§ **Request**
Include the line containing "showlegend=False))" and all lines before it, repeated exactly from the listing below, without pictures.

§ **Supplied information**
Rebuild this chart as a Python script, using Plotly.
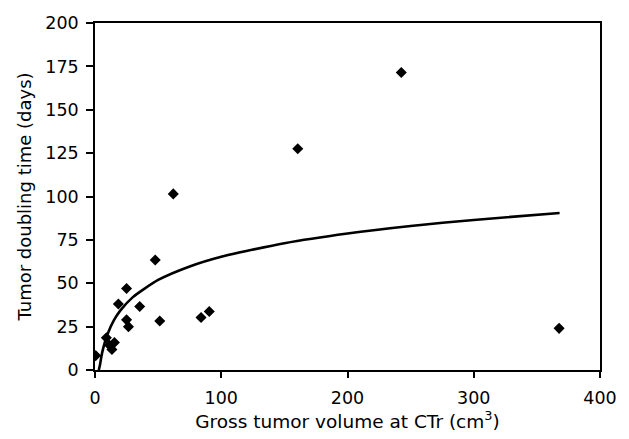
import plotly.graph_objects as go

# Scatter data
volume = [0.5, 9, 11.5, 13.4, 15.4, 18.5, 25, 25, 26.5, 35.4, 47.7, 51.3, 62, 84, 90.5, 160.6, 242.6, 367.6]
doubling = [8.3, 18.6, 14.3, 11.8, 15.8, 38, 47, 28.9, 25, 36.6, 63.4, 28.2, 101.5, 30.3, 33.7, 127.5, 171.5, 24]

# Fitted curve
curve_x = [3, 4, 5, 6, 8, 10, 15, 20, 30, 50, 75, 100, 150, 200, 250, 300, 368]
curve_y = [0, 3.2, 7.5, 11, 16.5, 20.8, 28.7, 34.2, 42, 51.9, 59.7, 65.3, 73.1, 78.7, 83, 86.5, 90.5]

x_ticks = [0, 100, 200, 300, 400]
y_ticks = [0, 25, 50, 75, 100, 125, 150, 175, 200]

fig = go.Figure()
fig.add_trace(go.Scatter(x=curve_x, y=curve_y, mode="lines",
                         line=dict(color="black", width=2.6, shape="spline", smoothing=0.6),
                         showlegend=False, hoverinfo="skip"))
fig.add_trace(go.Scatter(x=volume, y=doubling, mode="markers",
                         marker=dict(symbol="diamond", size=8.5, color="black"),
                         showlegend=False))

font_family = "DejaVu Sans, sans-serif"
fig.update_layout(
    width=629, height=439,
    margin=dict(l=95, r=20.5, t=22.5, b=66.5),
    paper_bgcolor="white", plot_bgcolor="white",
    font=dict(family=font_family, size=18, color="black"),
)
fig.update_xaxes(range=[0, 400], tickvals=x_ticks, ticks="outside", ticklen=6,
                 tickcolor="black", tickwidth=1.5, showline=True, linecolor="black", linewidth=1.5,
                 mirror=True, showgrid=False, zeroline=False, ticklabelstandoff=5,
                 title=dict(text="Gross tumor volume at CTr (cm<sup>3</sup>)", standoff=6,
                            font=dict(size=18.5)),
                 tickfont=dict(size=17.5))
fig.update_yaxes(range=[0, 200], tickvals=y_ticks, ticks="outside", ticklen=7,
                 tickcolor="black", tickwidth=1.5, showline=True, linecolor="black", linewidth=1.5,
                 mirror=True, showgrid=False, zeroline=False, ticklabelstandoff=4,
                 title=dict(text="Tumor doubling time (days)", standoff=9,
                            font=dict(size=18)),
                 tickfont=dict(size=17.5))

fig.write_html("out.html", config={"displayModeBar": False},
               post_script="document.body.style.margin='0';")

§ **Solution to this task**
Rebuild this chart as a Python script, using Plotly.
import plotly.graph_objects as go

# Scatter data
volume = [0.5, 9, 11.5, 13.4, 15.4, 18.5, 25, 25, 26.5, 35.4, 47.7, 51.3, 62, 84, 90.5, 160.6, 242.6, 367.6]
doubling = [8.3, 18.6, 14.3, 11.8, 15.8, 38, 47, 28.9, 25, 36.6, 63.4, 28.2, 101.5, 30.3, 33.7, 127.5, 171.5, 24]

# Fitted curve
curve_x = [3, 4, 5, 6, 8, 10, 15, 20, 30, 50, 75, 100, 150, 200, 250, 300, 368]
curve_y = [0, 3.2, 7.5, 11, 16.5, 20.8, 28.7, 34.2, 42, 51.9, 59.7, 65.3, 73.1, 78.7, 83, 86.5, 90.5]

x_ticks = [0, 100, 200, 300, 400]
y_ticks = [0, 25, 50, 75, 100, 125, 150, 175, 200]

fig = go.Figure()
fig.add_trace(go.Scatter(x=curve_x, y=curve_y, mode="lines",
                         line=dict(color="black", width=2.6, shape="spline", smoothing=0.6),
                         showlegend=False, hoverinfo="skip"))
fig.add_trace(go.Scatter(x=volume, y=doubling, mode="markers",
                         marker=dict(symbol="diamond", size=8.5, color="black"),
                         showlegend=False))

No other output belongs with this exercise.